On Saturday Palin said in Philadelphia that she supports cross-border raids from Afghanistan into Pakistan:

Palin’s apparent disagreement with McCain’s position on Pakistan came as the Alaska governor was picking up a couple of cheesesteaks at Tony Luke’s in South Philadelphia. She was approached by a man wearing a Temple University t-shirt, who later identified himself as Michael Rovito.

[...]

“So we do cross-border, like from Afghanistan to Pakistan, you think?” Rovito asked.

“If that’s what we have to do stop the terrorists from coming any further in, absolutely, we should,” Palin said.


That sounds like a very "definitive policy statement". McCain says otherwise – apparently because Palin spoke off the cuff, or perhaps just because, as he commented, "she was in a conversation with some young man that -- or whoever it was". Excuses don't come more brazen than that. But in any event, Palin earlier endorsed cross-border attacks in a carefully controlled interview with Charles Gibson:

GIBSON: Do we have the right to be making cross-border attacks into Pakistan from Afghanistan, with or without the approval of the Pakistani government?

[...]

PALIN: In order to stop Islamic extremists, those terrorists who would seek to destroy America and our allies, we must do whatever it takes and we must not blink, Charlie, in making those tough decisions of where we go and even who we target.

GIBSON: And let me finish with this. I got lost in a blizzard of words there. Is that a yes? That you think we have the right to go across the border with or without the approval of the Pakistani government, to go after terrorists who are in the Waziristan area?

PALIN: I believe that America has to exercise all options in order to stop the terrorists who are hell bent on destroying America and our allies. We have got to have all options out there on the table.


The problem for McCain is that Palin is stepping on one of his favorite attack lines against Obama, who (wisely or not) several times has said he might order such cross-border raids if necessary to kill al-Qaeda leaders.

During Friday night's presidential debate in Mississippi, Obama took a similar stance and condemned the Bush administration for failing to act on the possibility terrorists are in Pakistan.

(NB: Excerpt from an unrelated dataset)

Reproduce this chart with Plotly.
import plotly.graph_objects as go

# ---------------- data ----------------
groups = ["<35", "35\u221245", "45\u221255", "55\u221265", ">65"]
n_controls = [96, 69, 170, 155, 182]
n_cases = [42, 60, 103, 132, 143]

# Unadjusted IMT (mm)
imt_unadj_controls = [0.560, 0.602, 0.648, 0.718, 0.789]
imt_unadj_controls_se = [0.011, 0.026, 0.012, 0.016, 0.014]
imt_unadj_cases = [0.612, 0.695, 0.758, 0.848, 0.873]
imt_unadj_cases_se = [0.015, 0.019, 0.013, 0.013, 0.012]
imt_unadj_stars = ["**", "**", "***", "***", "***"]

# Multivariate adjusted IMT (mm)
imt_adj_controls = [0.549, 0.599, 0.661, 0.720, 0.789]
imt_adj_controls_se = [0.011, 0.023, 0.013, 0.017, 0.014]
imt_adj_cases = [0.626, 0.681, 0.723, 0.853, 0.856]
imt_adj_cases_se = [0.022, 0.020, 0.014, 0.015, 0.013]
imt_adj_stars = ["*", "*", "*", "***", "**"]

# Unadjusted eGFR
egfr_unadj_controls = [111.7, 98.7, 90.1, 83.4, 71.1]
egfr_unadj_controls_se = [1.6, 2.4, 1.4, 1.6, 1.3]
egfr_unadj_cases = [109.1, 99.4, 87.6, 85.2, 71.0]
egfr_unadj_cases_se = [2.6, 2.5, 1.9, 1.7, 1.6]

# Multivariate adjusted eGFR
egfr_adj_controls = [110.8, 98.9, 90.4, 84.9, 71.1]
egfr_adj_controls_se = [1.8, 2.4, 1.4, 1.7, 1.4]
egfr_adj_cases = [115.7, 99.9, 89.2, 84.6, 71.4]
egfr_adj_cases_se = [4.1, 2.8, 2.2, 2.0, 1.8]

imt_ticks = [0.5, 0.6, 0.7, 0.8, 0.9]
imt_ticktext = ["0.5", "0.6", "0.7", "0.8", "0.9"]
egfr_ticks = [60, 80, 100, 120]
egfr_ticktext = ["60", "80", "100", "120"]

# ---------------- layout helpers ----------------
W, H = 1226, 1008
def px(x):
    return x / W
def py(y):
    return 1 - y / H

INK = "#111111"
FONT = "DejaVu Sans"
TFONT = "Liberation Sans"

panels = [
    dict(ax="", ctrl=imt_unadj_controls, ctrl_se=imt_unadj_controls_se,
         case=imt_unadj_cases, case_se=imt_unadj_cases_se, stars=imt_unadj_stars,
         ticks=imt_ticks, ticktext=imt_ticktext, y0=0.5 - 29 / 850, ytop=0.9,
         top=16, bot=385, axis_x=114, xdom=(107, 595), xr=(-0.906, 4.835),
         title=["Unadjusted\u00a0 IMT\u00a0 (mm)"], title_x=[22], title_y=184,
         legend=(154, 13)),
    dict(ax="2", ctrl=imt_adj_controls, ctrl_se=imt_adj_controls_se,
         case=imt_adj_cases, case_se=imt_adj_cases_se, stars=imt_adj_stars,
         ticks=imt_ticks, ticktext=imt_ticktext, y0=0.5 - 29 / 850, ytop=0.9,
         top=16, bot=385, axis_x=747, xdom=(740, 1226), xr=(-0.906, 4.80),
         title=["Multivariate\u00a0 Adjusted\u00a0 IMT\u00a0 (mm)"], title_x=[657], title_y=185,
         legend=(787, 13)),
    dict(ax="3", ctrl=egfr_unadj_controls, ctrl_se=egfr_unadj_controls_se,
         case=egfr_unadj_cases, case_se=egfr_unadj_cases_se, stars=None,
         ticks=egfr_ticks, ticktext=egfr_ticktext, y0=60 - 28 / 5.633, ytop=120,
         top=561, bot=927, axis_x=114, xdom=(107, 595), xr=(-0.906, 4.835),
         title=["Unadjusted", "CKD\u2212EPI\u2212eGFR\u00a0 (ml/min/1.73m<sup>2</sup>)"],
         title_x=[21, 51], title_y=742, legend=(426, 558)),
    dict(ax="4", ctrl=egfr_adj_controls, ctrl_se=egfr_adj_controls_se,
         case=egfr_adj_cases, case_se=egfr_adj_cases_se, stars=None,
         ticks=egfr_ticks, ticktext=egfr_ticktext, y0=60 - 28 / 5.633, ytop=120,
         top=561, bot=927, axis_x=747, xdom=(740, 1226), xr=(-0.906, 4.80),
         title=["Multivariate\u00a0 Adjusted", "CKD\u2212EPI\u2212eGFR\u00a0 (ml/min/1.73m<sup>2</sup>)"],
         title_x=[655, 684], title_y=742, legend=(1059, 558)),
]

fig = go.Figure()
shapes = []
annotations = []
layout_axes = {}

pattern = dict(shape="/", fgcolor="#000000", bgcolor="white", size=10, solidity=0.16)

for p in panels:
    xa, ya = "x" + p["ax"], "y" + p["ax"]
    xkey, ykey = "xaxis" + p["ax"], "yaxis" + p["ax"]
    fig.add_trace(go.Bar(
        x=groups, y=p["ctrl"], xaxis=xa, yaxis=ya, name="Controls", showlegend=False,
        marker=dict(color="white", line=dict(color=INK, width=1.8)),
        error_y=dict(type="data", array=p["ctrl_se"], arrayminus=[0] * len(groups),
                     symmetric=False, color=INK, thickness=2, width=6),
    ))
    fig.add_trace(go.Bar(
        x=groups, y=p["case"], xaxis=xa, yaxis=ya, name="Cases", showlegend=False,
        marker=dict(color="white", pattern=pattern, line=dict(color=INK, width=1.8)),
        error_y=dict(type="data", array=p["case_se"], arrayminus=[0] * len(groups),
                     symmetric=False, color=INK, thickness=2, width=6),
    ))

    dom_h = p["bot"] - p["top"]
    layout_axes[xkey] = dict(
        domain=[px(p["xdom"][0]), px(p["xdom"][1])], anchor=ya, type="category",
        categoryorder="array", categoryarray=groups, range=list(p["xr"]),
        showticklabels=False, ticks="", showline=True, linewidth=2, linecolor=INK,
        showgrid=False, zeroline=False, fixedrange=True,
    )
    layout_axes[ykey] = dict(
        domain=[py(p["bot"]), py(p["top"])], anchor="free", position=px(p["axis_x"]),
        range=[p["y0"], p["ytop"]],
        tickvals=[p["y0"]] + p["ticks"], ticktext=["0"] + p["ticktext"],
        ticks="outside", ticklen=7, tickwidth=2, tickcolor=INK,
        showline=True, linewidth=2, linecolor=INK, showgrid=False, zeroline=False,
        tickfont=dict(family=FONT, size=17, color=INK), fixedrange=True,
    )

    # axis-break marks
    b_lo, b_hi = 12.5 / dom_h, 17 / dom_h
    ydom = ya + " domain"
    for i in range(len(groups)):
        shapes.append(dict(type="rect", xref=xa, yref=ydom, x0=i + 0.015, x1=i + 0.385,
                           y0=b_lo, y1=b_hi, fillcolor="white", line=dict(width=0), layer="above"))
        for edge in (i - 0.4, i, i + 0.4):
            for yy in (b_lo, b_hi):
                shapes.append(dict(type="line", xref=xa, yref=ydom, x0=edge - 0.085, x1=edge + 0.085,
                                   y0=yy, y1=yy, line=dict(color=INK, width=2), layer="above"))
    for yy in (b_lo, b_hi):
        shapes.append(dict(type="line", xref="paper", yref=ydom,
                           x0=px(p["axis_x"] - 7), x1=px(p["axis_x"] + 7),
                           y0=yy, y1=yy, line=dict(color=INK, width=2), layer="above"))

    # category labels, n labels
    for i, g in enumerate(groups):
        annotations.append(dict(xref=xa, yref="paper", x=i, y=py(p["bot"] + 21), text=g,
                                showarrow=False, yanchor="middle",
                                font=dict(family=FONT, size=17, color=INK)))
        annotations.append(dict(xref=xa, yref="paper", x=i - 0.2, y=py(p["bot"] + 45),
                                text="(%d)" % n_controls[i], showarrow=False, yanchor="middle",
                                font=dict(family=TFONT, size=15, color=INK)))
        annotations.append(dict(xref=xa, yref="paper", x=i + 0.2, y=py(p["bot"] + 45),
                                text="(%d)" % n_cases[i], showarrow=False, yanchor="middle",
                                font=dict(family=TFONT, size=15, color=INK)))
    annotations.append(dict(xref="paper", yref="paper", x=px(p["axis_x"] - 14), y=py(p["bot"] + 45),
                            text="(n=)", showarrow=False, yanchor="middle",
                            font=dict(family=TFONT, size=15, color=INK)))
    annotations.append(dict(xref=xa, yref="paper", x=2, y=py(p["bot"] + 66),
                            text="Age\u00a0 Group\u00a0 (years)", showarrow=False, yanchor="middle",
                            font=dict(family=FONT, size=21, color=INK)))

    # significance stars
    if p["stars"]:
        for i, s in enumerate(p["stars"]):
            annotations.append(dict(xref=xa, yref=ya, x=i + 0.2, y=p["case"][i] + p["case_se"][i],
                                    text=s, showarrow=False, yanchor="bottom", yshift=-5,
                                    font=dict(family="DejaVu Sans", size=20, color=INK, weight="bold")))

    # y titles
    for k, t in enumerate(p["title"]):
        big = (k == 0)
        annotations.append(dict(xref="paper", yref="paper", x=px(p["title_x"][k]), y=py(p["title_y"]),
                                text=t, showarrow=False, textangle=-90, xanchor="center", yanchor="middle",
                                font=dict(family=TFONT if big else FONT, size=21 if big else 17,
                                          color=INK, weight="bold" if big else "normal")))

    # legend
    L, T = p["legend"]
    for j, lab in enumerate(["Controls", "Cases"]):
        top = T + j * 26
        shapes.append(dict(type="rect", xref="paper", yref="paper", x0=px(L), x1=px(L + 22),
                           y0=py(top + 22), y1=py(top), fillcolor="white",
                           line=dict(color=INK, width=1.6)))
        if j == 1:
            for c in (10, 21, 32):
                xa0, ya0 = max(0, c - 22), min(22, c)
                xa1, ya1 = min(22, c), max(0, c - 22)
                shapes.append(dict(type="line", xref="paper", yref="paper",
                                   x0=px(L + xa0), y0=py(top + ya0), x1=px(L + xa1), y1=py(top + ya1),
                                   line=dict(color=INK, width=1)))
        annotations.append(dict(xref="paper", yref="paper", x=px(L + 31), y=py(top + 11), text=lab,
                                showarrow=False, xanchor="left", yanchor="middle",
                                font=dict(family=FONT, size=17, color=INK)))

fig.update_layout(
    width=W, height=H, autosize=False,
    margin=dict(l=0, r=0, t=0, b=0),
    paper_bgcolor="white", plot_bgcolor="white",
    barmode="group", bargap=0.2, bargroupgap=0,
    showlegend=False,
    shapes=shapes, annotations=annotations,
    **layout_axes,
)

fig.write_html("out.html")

"Nobody talked about attacking Pakistan," Obama said after McCain accused the Illinois senator of wanting to announce an invasion. "If the United States has al Qaeda, bin Laden, top-level lieutenants in our sights, and Pakistan is unable or unwilling to act, then we should take them out."

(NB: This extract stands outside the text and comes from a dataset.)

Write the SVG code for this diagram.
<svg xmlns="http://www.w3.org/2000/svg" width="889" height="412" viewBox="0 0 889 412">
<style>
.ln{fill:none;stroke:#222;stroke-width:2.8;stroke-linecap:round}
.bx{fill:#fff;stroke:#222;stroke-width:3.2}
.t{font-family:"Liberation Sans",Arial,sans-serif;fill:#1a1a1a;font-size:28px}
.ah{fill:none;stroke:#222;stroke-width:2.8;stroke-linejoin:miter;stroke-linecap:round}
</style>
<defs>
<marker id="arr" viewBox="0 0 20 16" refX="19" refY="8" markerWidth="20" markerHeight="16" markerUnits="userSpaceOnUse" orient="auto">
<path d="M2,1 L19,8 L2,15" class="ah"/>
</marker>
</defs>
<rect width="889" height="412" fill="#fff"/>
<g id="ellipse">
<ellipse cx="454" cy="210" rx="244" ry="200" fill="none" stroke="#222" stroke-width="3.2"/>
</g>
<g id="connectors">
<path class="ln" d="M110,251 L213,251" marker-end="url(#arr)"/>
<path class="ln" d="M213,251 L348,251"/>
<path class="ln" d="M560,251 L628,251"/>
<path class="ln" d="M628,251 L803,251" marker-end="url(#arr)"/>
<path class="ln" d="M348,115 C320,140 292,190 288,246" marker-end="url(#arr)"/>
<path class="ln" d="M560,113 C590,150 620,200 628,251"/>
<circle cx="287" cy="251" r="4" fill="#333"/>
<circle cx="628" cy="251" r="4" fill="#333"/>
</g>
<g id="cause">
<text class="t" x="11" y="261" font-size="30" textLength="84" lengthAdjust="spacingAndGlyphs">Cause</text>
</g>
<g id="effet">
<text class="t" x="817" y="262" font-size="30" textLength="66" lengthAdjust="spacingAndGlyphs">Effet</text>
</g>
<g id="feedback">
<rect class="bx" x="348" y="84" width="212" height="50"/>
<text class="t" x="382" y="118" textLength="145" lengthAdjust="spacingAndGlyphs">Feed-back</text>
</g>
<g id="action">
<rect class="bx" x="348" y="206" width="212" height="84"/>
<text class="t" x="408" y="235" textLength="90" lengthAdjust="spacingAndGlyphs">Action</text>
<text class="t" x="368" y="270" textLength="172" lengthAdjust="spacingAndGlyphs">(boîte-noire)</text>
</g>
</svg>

In the very few formal interviews she has given, Palin has made a habit of taking positions closer to Obama's than McCain's or otherwise trampling on McCain's lines of attack against the Democrats. For example, she offered the opinion on Fox News that politicians with lobbyist connections to Fannie Mae/Freddie Mac have even more to explain than those who'd merely accepted campaign contributions from their executives.

On if there should be an investigation on relationships between political donations from Fannie and Freddie Mac and the bankruptcy and its impact on the economy:

"I think that’s significant, but even more significant is the role that the lobbyists play in an issue like this also. And in that cronyism — it’s symptomatic of the grade of problem that we see right now in Washington and that is just that acceptance of the status quo, the politics as usual, the cronyism that has been allowed to be accepted and then it leads us to a position like we are today with so much collapse on Wall Street."


It didn't help matters that when Palin made that comment McCain was (a) trying to embarrass Obama over such campaign donations, and (b) simultaneously trying to conceal the extent of his own campaign manager Rick Davis' record of lobbying on behalf of Freddie Mac.

Now in a Philly cheese steak emporium we see Palin once again ruining one of McCain's talking points. And he can't have failed to notice that it's one of the very few times she's responded to questions directly from voters. No wonder Palin's been under wraps since the day she joined the Republican ticket. She's not only profoundly ignorant about domestic and foreign policy issues, she's also a one-woman wrecking crew of campaign tactics. Rick Davis was telling the truth, for once, when he said that Palin is "not scared to answer questions." It's the McCain campaign that's scared for her to be answering questions.